Milagre é o Reino em ação. O anúncio do Reino de Deus (e é isso precisamente o objetivo do Evangelho) não é apenas um anúncio de salvação só feito de palavras e discursos, mas é também um anúncio feito de ações ordinárias e extraordinárias.

«Os milagres inscrevem-se, pois, na perspectiva da inauguração do reino messiânico» - escrevia, já lá vão largos anos, Christian Duquoc. «Pelo seu conteúdo, o milagre é uma antecipação do reino escatológico. Este não será definitivamente implantado e revelado enquanto o último inimigo, a morte, não for vencido. Os milagres são, aparte algumas exceções e por razões que é fácil compreender, verificações, profetizam a vivificação definitiva: a vida eterna. Por meio do milagre, o poder vivificador de Deus irrompe no tempo, inserindo-se num mundo que declina para a morte. O milagre é uma ruptura na orientação normal das coisas. Esta ruptura toca-nos como sinal duma transcendência. Os milagres, no "tempo intermédio", são o penhor da realidade futura; sublinham concretamente a eficácia invisível da Palavra de Salvação».

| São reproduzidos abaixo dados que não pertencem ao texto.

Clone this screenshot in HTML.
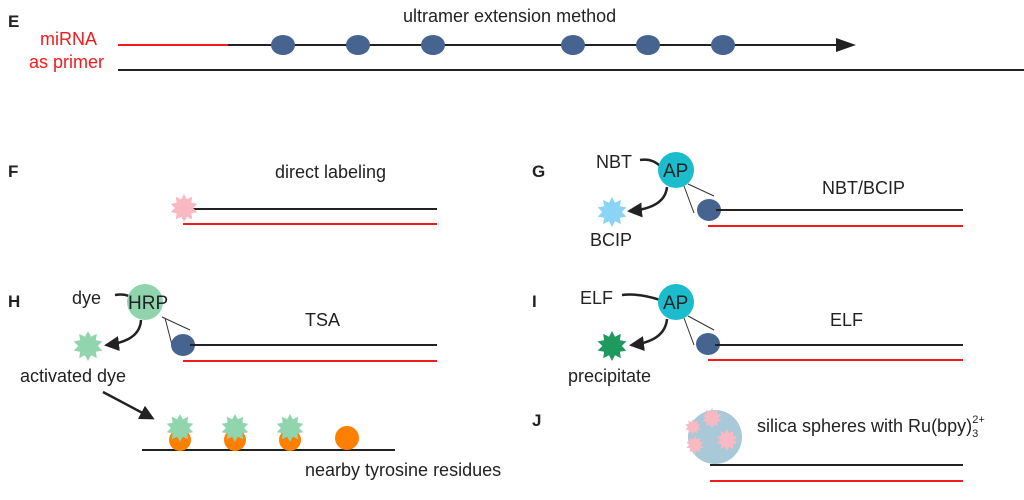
<!DOCTYPE html>
<html><head><meta charset="utf-8"><style>
html,body{margin:0;padding:0;background:#fff;}
svg{display:block;font-family:"Liberation Sans",sans-serif;}
text{fill:#222;font-size:18px;}
.b{font-weight:bold;font-size:17px;}
</style></head><body>
<svg id="s" width="1024" height="500" viewBox="0 0 1024 500" xmlns="http://www.w3.org/2000/svg">
<defs><marker id="ah" viewBox="0 0 10 10" refX="8" refY="5" markerWidth="6" markerHeight="6" orient="auto"><path d="M0,0 L10,5 L0,10 z" fill="#222"/></marker></defs>
<!-- E -->
<text x="8" y="27" class="b">E</text>
<text x="40" y="45" style="fill:#f21b1b">miRNA</text>
<text x="29" y="68" style="fill:#f21b1b">as primer</text>
<text x="403" y="22">ultramer extension method</text>
<line x1="118" y1="45" x2="228" y2="45" stroke="#f21b1b" stroke-width="2"/>
<line x1="228" y1="45" x2="840" y2="45" stroke="#222" stroke-width="2"/>
<path d="M836,38 L856,45 L836,52 z" fill="#222"/>
<line x1="118" y1="70" x2="1024" y2="70" stroke="#222" stroke-width="2"/>
<g fill="#46648f">
<ellipse cx="283" cy="45" rx="12" ry="10"/><ellipse cx="358" cy="45" rx="12" ry="10"/><ellipse cx="433" cy="45" rx="12" ry="10"/>
<ellipse cx="573" cy="45" rx="12" ry="10"/><ellipse cx="648" cy="45" rx="12" ry="10"/><ellipse cx="723" cy="45" rx="12" ry="10"/>
</g>
<!-- F -->
<text x="8" y="177" class="b">F</text>
<text x="275" y="178">direct labeling</text>
<line x1="183" y1="209" x2="437" y2="209" stroke="#222" stroke-width="2"/>
<line x1="183" y1="224" x2="437" y2="224" stroke="#f21b1b" stroke-width="2"/>
<!-- G -->
<text x="532" y="177" class="b">G</text>
<text x="596" y="168">NBT</text>
<path d="M640,160 Q652,158 660,166" stroke="#222" stroke-width="2.5" fill="none"/>
<circle cx="676" cy="170" r="18" fill="#1bbdcc"/>
<text x="663" y="177" style="font-size:19px">AP</text>
<path d="M667,187 Q665,208 630,211" stroke="#222" stroke-width="2.5" fill="none" marker-end="url(#ah)"/>
<line x1="688" y1="184" x2="714" y2="196" stroke="#333" stroke-width="1"/>
<line x1="684" y1="186" x2="694" y2="213" stroke="#333" stroke-width="1"/>
<text x="590" y="246">BCIP</text>
<ellipse cx="709" cy="210" rx="12" ry="11" fill="#46648f"/>
<line x1="716" y1="210" x2="963" y2="210" stroke="#222" stroke-width="2"/>
<line x1="708" y1="226" x2="963" y2="226" stroke="#f21b1b" stroke-width="2"/>
<text x="822" y="194">NBT/BCIP</text>
<!-- H -->
<text x="8" y="307" class="b">H</text>
<text x="72" y="304">dye</text>
<path d="M115,295 Q128,293 135,300" stroke="#222" stroke-width="2.5" fill="none"/>
<circle cx="145" cy="302" r="18" fill="#8fd4ad"/>
<text x="128" y="309" style="font-size:19px">HRP</text>
<path d="M141,320 Q140,341 107,345" stroke="#222" stroke-width="2.5" fill="none" marker-end="url(#ah)"/>
<line x1="162" y1="317" x2="190" y2="330" stroke="#333" stroke-width="1"/>
<line x1="165" y1="318" x2="172" y2="345" stroke="#333" stroke-width="1"/>
<text x="20" y="382">activated dye</text>
<ellipse cx="183" cy="345" rx="12" ry="11" fill="#46648f"/>
<line x1="190" y1="345" x2="437" y2="345" stroke="#222" stroke-width="2"/>
<line x1="183" y1="361" x2="437" y2="361" stroke="#f21b1b" stroke-width="2"/>
<text x="305" y="326">TSA</text>
<line x1="103" y1="392" x2="152" y2="418" stroke="#222" stroke-width="2.5" marker-end="url(#ah)"/>
<line x1="142" y1="450" x2="395" y2="450" stroke="#222" stroke-width="2"/>
<g fill="#ff7f00"><circle cx="180" cy="440" r="11"/><circle cx="235" cy="440" r="11"/><circle cx="290" cy="440" r="11"/><circle cx="347" cy="438" r="12"/></g>
<text x="305" y="476">nearby tyrosine residues</text>
<!-- I -->
<text x="532" y="307" class="b">I</text>
<text x="580" y="304">ELF</text>
<path d="M622,295 Q640,293 660,300" stroke="#222" stroke-width="2.5" fill="none"/>
<circle cx="676" cy="302" r="18" fill="#1bbdcc"/>
<text x="663" y="309" style="font-size:19px">AP</text>
<path d="M667,319 Q665,341 632,345" stroke="#222" stroke-width="2.5" fill="none" marker-end="url(#ah)"/>
<line x1="688" y1="316" x2="714" y2="330" stroke="#333" stroke-width="1"/>
<line x1="684" y1="318" x2="694" y2="345" stroke="#333" stroke-width="1"/>
<text x="568" y="382">precipitate</text>
<ellipse cx="708" cy="344" rx="12" ry="11" fill="#46648f"/>
<line x1="715" y1="345" x2="963" y2="345" stroke="#222" stroke-width="2"/>
<line x1="708" y1="360" x2="963" y2="360" stroke="#f21b1b" stroke-width="2"/>
<text x="830" y="326">ELF</text>
<!-- J -->
<text x="532" y="426" class="b">J</text>
<circle cx="715" cy="437" r="27" fill="#a9c8d8"/>
<g id="jst"></g>
<text x="757" y="432">silica spheres with Ru(bpy)<tspan dy="5" style="font-size:11px">3</tspan><tspan dy="-14" dx="-6" style="font-size:11px">2+</tspan></text>
<line x1="710" y1="465" x2="963" y2="465" stroke="#222" stroke-width="2"/>
<line x1="710" y1="481" x2="963" y2="481" stroke="#f21b1b" stroke-width="2"/>
</svg>
<script>
function star(cx,cy,r,col,n){n=n||10;var p=[];for(var i=0;i<2*n;i++){var a=Math.PI*i/n-Math.PI/2;var rr=i%2?r*0.65:r;p.push((cx+rr*Math.cos(a)).toFixed(1)+","+(cy+rr*Math.sin(a)).toFixed(1));}
var e=document.createElementNS("http://www.w3.org/2000/svg","polygon");e.setAttribute("points",p.join(" "));e.setAttribute("fill",col);document.getElementById("s").appendChild(e);}
star(184,208,14,"#f9b9c3");
star(612,212,15,"#8bd4f6");
star(88,346,15,"#90d5ae");
star(612,346,15,"#1f9a5f");
star(180,428,14,"#90d5ae");star(235,428,14,"#90d5ae");star(290,428,14,"#90d5ae");
star(712,418,10,"#f9b9c3");star(727,440,11,"#f9b9c3");star(693,427,8,"#f9b9c3");star(695,445,9,"#f9b9c3");
</script>
</body></html>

Por outras palavras - e voltamos sempre ao mesmo ponto - os milagres contados pelos evangelistas não têm por finalidade senão proclamar de forma evidente que a salvação não é uma conquista humana, mas um dom de Deus.

Milagres - janelas da fé. Há uma corrente teológica segundo a qual os milagres são a prova da divindade de Jesus. Acho que não é caso para discutir aqui esse assunto. Só gostaria de afirmar que certamente não era essa a intenção primordial dos evangelistas, pois o problema no tempo em que eles escreveram não se punha nestes termos. Eles supõem, com efeito, que os seus leitores não têm problema de qualquer espécie em aceitar a divindade de Jesus e, por conseguinte, não sentem a necessidade de a provar.

Para os evangelistas, tanto as palavras como os feitos de Jesus são parte dum mesmo processo, que é o anúncio do Reino. Todavia, não quer dizer que os milagres não sejam sinais de qualquer coisa de completamente diferente do que é a normalidade da vida humana. E é assim que eles os apresentam. Inclusivamente, podem, sem dúvida nenhuma, contribuir para dissipar as dúvidas e os temores que eventualmente possam subsistir. Através deles pode-se vislumbrar uma luz que dá à realidade uma outra cor e um outro significado.

Quando João Baptista chegou a duvidar da messianidade de Jesus ou, por outra, quando quis confirmar através dos seus discípulos acerca dessa messianidade, Jesus manda-lhe dizer, por meio dos seus enviados: «Ide dizer-lhe o que vistes e ouvistes: os coxos andam, os surdos ouvem, os cegos recobram a vista e a todos é anunciado o Reino de Deus» (cf. Mt 11,4ss). É como que um convite a saber ver - e não mais do que isso - os sinais dos tempos.

Jesus não hesita em fazer milagres, primordialmente para ensinar ao povo que tinha chegado a hora anunciada pelos profetas, o início da salvação do mundo. Mas, deve ainda chegar o post meridiem da história - da qual não podemos nem sequer imaginar o crepúsculo escatológico. Não nos resta senão estar atentos para, através dos sinais dos tempos, tentarmos absorver os ensinamentos que contêm.